#### CHALLENGE:
What is the number of lines in the data that hold the string "this"? Reply with that number only.

#### SOURCE DATA:

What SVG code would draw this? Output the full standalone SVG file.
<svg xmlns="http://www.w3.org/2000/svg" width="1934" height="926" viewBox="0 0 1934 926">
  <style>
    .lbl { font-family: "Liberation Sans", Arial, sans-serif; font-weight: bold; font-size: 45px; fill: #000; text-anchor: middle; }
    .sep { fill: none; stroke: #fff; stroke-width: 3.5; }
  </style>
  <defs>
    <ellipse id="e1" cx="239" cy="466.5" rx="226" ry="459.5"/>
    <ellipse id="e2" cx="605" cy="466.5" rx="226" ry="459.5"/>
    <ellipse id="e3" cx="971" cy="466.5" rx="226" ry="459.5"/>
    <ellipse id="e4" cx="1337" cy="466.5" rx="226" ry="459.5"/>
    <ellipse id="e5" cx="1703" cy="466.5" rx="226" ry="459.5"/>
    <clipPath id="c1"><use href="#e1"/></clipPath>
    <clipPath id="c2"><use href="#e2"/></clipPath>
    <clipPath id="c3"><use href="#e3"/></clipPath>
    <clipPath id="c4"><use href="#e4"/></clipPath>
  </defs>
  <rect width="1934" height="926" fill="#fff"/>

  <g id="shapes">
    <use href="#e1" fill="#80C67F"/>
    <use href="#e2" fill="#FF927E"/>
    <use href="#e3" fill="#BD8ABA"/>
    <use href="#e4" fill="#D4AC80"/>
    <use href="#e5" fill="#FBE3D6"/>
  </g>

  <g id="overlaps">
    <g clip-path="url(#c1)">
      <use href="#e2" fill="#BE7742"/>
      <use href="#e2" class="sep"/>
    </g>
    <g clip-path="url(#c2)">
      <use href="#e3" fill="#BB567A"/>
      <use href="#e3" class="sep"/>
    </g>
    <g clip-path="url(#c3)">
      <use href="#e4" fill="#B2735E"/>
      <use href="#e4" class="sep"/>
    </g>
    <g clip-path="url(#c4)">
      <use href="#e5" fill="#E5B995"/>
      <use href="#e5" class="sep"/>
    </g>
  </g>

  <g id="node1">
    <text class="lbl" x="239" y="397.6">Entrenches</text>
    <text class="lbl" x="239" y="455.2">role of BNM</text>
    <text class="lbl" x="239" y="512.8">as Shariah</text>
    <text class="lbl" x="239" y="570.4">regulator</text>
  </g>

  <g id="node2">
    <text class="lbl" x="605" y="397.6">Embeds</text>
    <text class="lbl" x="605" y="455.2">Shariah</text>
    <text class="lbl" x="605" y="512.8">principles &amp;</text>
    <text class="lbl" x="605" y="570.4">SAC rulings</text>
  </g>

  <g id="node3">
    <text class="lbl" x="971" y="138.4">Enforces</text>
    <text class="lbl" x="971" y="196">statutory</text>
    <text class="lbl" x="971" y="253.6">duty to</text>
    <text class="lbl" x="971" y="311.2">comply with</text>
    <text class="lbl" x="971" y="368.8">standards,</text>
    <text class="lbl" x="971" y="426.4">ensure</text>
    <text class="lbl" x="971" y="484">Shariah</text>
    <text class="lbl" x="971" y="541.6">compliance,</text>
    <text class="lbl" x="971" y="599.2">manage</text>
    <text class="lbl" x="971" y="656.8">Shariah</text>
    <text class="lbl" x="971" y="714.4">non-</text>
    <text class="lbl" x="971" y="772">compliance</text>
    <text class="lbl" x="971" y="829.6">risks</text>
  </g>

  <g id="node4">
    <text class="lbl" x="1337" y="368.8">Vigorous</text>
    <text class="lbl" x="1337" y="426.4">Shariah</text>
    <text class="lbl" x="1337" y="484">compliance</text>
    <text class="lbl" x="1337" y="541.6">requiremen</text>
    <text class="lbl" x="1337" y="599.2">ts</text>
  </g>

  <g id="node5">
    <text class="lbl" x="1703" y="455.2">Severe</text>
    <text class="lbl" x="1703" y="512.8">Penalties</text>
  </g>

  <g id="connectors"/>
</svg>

==

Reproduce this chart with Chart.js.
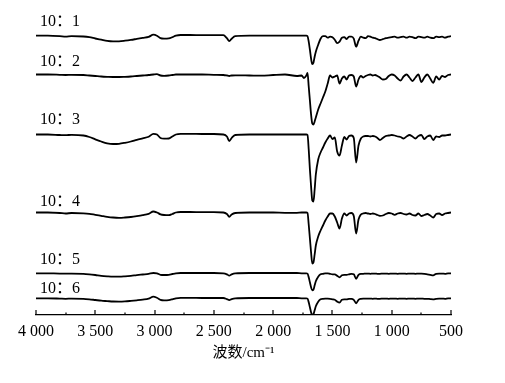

==

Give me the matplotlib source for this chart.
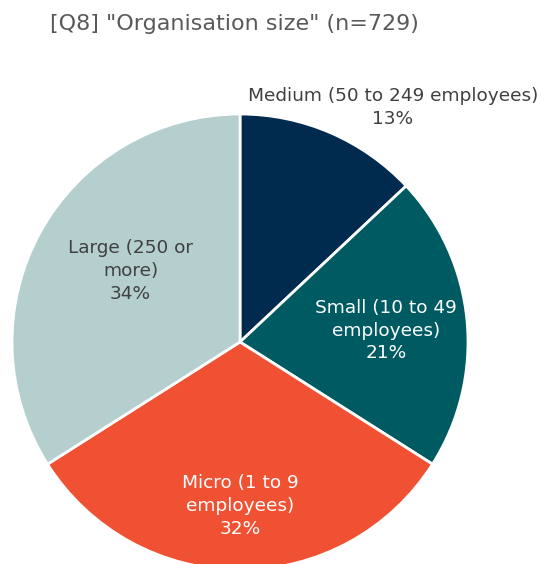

#### THE RESPONSE:
3